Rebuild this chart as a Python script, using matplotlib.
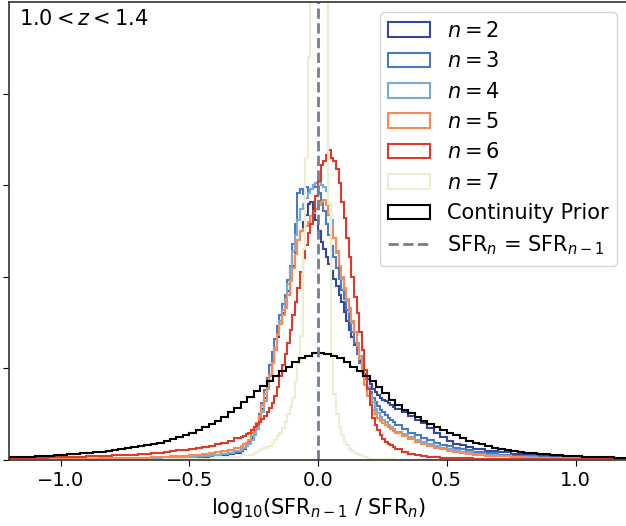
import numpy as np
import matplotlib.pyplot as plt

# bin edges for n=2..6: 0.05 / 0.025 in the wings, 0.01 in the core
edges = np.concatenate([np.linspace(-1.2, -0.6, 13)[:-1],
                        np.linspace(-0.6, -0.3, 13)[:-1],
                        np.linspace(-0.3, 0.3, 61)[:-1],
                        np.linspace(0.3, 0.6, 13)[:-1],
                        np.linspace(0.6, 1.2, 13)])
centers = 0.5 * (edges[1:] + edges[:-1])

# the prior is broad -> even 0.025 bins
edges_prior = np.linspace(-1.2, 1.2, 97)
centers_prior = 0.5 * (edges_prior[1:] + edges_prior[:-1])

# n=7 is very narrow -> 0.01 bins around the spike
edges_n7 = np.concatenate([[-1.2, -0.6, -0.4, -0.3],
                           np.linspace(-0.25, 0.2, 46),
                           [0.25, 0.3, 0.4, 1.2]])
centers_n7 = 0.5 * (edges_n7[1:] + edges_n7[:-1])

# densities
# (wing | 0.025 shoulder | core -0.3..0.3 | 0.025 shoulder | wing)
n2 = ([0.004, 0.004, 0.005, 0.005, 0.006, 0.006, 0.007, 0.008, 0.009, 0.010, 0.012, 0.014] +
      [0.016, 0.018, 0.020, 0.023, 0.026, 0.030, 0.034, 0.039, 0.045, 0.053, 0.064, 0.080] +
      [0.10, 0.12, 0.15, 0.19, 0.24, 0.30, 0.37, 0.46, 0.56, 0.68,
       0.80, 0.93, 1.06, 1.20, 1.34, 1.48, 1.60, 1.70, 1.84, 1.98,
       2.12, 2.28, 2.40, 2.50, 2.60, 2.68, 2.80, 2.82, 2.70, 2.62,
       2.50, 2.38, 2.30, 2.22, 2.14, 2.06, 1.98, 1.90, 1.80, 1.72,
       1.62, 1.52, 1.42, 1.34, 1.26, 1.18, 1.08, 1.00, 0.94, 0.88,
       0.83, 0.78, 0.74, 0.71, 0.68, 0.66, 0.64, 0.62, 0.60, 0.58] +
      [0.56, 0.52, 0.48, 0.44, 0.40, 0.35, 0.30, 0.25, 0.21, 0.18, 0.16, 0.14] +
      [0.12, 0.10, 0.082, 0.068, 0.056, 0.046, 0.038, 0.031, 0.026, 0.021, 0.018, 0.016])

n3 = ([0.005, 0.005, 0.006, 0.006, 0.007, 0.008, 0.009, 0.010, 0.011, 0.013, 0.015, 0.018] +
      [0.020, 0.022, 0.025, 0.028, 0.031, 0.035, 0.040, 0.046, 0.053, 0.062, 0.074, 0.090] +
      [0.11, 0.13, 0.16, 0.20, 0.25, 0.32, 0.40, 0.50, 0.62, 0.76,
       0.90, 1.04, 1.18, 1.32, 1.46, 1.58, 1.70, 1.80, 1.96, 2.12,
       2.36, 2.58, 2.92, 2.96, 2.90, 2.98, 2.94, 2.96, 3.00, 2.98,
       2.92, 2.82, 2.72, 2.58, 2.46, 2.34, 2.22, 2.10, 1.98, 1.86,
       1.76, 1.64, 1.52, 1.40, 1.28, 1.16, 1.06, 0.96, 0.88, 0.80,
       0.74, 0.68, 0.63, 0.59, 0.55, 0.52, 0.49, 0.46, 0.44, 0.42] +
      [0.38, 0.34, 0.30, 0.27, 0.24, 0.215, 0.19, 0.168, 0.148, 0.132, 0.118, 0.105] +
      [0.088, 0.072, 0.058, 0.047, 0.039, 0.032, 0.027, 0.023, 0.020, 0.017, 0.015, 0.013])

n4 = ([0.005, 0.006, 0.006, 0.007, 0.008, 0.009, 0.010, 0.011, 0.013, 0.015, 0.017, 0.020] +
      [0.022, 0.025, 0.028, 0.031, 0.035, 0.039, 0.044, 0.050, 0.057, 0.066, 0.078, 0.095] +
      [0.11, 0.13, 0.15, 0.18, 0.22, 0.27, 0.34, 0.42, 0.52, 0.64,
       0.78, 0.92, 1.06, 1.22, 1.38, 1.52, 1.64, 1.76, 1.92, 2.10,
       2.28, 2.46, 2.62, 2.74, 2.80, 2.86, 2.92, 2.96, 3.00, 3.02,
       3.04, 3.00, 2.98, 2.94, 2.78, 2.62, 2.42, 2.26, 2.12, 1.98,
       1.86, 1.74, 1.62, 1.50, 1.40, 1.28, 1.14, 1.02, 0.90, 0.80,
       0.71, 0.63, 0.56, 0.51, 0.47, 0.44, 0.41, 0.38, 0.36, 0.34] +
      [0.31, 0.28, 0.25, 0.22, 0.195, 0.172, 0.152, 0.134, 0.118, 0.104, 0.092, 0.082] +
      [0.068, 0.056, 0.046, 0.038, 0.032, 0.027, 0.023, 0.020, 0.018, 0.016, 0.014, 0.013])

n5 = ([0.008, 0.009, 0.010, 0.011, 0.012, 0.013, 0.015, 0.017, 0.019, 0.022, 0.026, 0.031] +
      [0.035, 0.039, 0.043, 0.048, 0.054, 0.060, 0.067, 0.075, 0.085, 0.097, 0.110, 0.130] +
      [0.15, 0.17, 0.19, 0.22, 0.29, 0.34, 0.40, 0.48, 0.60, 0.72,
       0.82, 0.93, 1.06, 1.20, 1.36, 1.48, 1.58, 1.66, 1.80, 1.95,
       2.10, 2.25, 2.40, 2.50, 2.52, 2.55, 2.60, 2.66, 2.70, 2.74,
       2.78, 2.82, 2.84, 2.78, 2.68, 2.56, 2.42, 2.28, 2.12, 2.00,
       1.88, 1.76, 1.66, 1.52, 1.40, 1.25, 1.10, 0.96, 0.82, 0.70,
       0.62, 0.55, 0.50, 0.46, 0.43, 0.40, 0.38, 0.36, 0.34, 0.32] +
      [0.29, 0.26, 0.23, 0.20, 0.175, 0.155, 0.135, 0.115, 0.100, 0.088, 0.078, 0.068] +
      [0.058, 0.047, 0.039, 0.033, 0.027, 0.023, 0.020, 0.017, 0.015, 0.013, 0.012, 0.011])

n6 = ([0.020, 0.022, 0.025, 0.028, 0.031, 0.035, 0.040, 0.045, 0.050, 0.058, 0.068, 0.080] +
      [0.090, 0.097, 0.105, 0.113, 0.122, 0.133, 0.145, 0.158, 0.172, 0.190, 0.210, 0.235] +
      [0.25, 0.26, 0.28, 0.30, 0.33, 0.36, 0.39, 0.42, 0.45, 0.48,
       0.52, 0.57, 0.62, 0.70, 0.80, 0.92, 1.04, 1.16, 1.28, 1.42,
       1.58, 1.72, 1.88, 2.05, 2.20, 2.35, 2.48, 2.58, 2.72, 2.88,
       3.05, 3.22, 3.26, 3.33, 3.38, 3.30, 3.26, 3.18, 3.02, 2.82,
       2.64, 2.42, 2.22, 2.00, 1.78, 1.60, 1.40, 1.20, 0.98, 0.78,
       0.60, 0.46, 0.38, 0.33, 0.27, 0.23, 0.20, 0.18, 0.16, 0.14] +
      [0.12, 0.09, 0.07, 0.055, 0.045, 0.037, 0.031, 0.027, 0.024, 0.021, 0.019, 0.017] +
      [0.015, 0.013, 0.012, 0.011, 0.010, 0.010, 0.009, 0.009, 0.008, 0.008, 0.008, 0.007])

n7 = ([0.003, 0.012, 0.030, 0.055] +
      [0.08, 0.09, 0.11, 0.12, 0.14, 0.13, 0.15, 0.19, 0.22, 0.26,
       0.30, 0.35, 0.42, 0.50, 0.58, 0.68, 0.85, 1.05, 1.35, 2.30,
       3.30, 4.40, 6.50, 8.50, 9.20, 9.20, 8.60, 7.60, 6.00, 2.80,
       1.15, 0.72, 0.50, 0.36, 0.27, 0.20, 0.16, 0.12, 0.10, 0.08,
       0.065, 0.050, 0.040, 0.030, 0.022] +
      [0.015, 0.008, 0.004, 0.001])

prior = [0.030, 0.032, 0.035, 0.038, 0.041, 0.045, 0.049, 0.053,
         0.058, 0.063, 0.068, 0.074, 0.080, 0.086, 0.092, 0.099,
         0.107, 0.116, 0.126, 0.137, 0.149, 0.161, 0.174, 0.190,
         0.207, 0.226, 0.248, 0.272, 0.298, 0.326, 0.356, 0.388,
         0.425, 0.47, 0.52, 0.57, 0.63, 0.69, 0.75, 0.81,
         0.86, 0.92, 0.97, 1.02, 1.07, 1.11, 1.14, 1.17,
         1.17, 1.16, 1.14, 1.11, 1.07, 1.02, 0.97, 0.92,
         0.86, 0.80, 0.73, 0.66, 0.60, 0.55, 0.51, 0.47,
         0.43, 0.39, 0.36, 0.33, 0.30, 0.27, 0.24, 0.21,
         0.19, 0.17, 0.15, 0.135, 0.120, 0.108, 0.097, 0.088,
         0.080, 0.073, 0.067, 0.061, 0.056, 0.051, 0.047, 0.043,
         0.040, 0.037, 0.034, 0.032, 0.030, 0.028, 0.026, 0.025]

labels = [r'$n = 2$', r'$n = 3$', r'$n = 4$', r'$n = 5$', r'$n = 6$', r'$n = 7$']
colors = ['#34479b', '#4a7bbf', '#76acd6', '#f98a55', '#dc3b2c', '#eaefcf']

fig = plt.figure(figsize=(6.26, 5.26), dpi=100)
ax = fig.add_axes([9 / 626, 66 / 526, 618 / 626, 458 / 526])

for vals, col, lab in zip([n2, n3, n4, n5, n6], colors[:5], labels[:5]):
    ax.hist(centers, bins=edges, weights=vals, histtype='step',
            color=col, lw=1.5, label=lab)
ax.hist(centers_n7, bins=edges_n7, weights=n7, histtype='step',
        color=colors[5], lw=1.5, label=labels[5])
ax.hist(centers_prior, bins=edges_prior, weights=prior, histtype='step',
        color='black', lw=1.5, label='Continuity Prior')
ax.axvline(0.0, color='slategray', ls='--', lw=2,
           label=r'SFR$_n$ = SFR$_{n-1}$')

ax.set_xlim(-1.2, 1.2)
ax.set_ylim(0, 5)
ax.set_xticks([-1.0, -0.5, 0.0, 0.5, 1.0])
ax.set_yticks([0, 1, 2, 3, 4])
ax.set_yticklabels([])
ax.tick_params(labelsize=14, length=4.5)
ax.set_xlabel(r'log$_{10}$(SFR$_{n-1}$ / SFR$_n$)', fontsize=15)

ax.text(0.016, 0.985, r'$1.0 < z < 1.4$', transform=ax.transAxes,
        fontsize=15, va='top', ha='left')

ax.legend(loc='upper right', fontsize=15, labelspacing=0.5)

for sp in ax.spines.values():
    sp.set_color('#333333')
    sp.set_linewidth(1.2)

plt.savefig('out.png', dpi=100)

......

- _PROBLEM_
Reproduce only the lines from the beginning of the data through the line that contains "0.021, 0.018, 0.016])", both included, and please drop the pictures.

- _THE OUTPUT_
Rebuild this chart as a Python script, using matplotlib.
import numpy as np
import matplotlib.pyplot as plt

# bin edges for n=2..6: 0.05 / 0.025 in the wings, 0.01 in the core
edges = np.concatenate([np.linspace(-1.2, -0.6, 13)[:-1],
                        np.linspace(-0.6, -0.3, 13)[:-1],
                        np.linspace(-0.3, 0.3, 61)[:-1],
                        np.linspace(0.3, 0.6, 13)[:-1],
                        np.linspace(0.6, 1.2, 13)])
centers = 0.5 * (edges[1:] + edges[:-1])

# the prior is broad -> even 0.025 bins
edges_prior = np.linspace(-1.2, 1.2, 97)
centers_prior = 0.5 * (edges_prior[1:] + edges_prior[:-1])

# n=7 is very narrow -> 0.01 bins around the spike
edges_n7 = np.concatenate([[-1.2, -0.6, -0.4, -0.3],
                           np.linspace(-0.25, 0.2, 46),
                           [0.25, 0.3, 0.4, 1.2]])
centers_n7 = 0.5 * (edges_n7[1:] + edges_n7[:-1])

# densities
# (wing | 0.025 shoulder | core -0.3..0.3 | 0.025 shoulder | wing)
n2 = ([0.004, 0.004, 0.005, 0.005, 0.006, 0.006, 0.007, 0.008, 0.009, 0.010, 0.012, 0.014] +
      [0.016, 0.018, 0.020, 0.023, 0.026, 0.030, 0.034, 0.039, 0.045, 0.053, 0.064, 0.080] +
      [0.10, 0.12, 0.15, 0.19, 0.24, 0.30, 0.37, 0.46, 0.56, 0.68,
       0.80, 0.93, 1.06, 1.20, 1.34, 1.48, 1.60, 1.70, 1.84, 1.98,
       2.12, 2.28, 2.40, 2.50, 2.60, 2.68, 2.80, 2.82, 2.70, 2.62,
       2.50, 2.38, 2.30, 2.22, 2.14, 2.06, 1.98, 1.90, 1.80, 1.72,
       1.62, 1.52, 1.42, 1.34, 1.26, 1.18, 1.08, 1.00, 0.94, 0.88,
       0.83, 0.78, 0.74, 0.71, 0.68, 0.66, 0.64, 0.62, 0.60, 0.58] +
      [0.56, 0.52, 0.48, 0.44, 0.40, 0.35, 0.30, 0.25, 0.21, 0.18, 0.16, 0.14] +
      [0.12, 0.10, 0.082, 0.068, 0.056, 0.046, 0.038, 0.031, 0.026, 0.021, 0.018, 0.016])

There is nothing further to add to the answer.